Groq had significant Middle East traction – Saudi Arabia’s Humain was using Groq chips for local cloud services, with plans to triple deployment announced just last month. With Groq’s technology now Nvidia-controlled, sovereign AI initiatives worldwide face recalibrated supply chain dependencies. The path to compute independence just narrowed considerably.
The Data
Saudi Arabia’s Humain represented the most visible sovereign AI deployment using non-Nvidia infrastructure. The initiative aimed to build local AI capability independent of US hyperscaler control – a strategic priority for nations seeking technological autonomy. Groq’s inference-optimized architecture offered competitive performance without Nvidia dependency. Plans announced in November 2025 called for tripling Groq chip deployment across Saudi data centers.

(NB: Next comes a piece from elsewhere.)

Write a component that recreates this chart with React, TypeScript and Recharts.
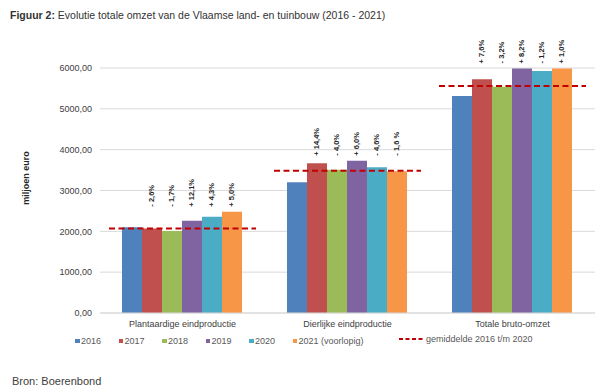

The December 24 Nvidia-Groq deal fundamentally alters this calculus. Groq’s LPU technology now sits within Nvidia’s IP portfolio. GroqCloud remains nominally independent, but the underlying architecture and future development roadmap are now Nvidia-controlled.
Framework Analysis
As the analysis of Nvidia’s $20B Christmas Coup reveals, this deal has second-order effects beyond US market dynamics. Sovereign AI initiatives in the Middle East, Europe, and Asia sought alternatives to US hyperscaler dependency. Groq represented the most credible inference-focused alternative with actual sovereign deployments.
This connects to AI’s Geopolitical Chokepoint – compute infrastructure determines AI capability, and control of that infrastructure confers geopolitical leverage. Nations seeking AI sovereignty now face a more consolidated supply chain with fewer alternatives.
Strategic Implications
For sovereign AI programs, the Groq absorption means recalculating supply chain strategy. Options narrow to: hyperscaler custom silicon (Google TPUs, Amazon Trainium) with their own dependency implications, Chinese alternatives facing export control uncertainty, or accepting Nvidia as the default. Each path involves strategic tradeoffs that Groq’s independence had allowed nations to avoid.
The consolidation pattern suggests sovereign compute independence becomes harder, not easier, as the AI chip market matures. Scale economics favor consolidation, and consolidation favors US-based suppliers.
The Deeper Pattern
Technology sovereignty aspirations collide with supply chain realities. Nations can articulate independence goals, but cannot will into existence the semiconductor ecosystems required to achieve them. As the economics of lithography demonstrate, chip manufacturing requires concentrated expertise that decades of globalization have distributed unevenly.
Key Takeaway
Nvidia’s Groq acquisition removes the most visible non-Nvidia option for sovereign AI infrastructure. Nations like Saudi Arabia that built compute strategies around Groq independence now face supply chain recalculation. The path to AI sovereignty just got longer and more dependent on a single US supplier.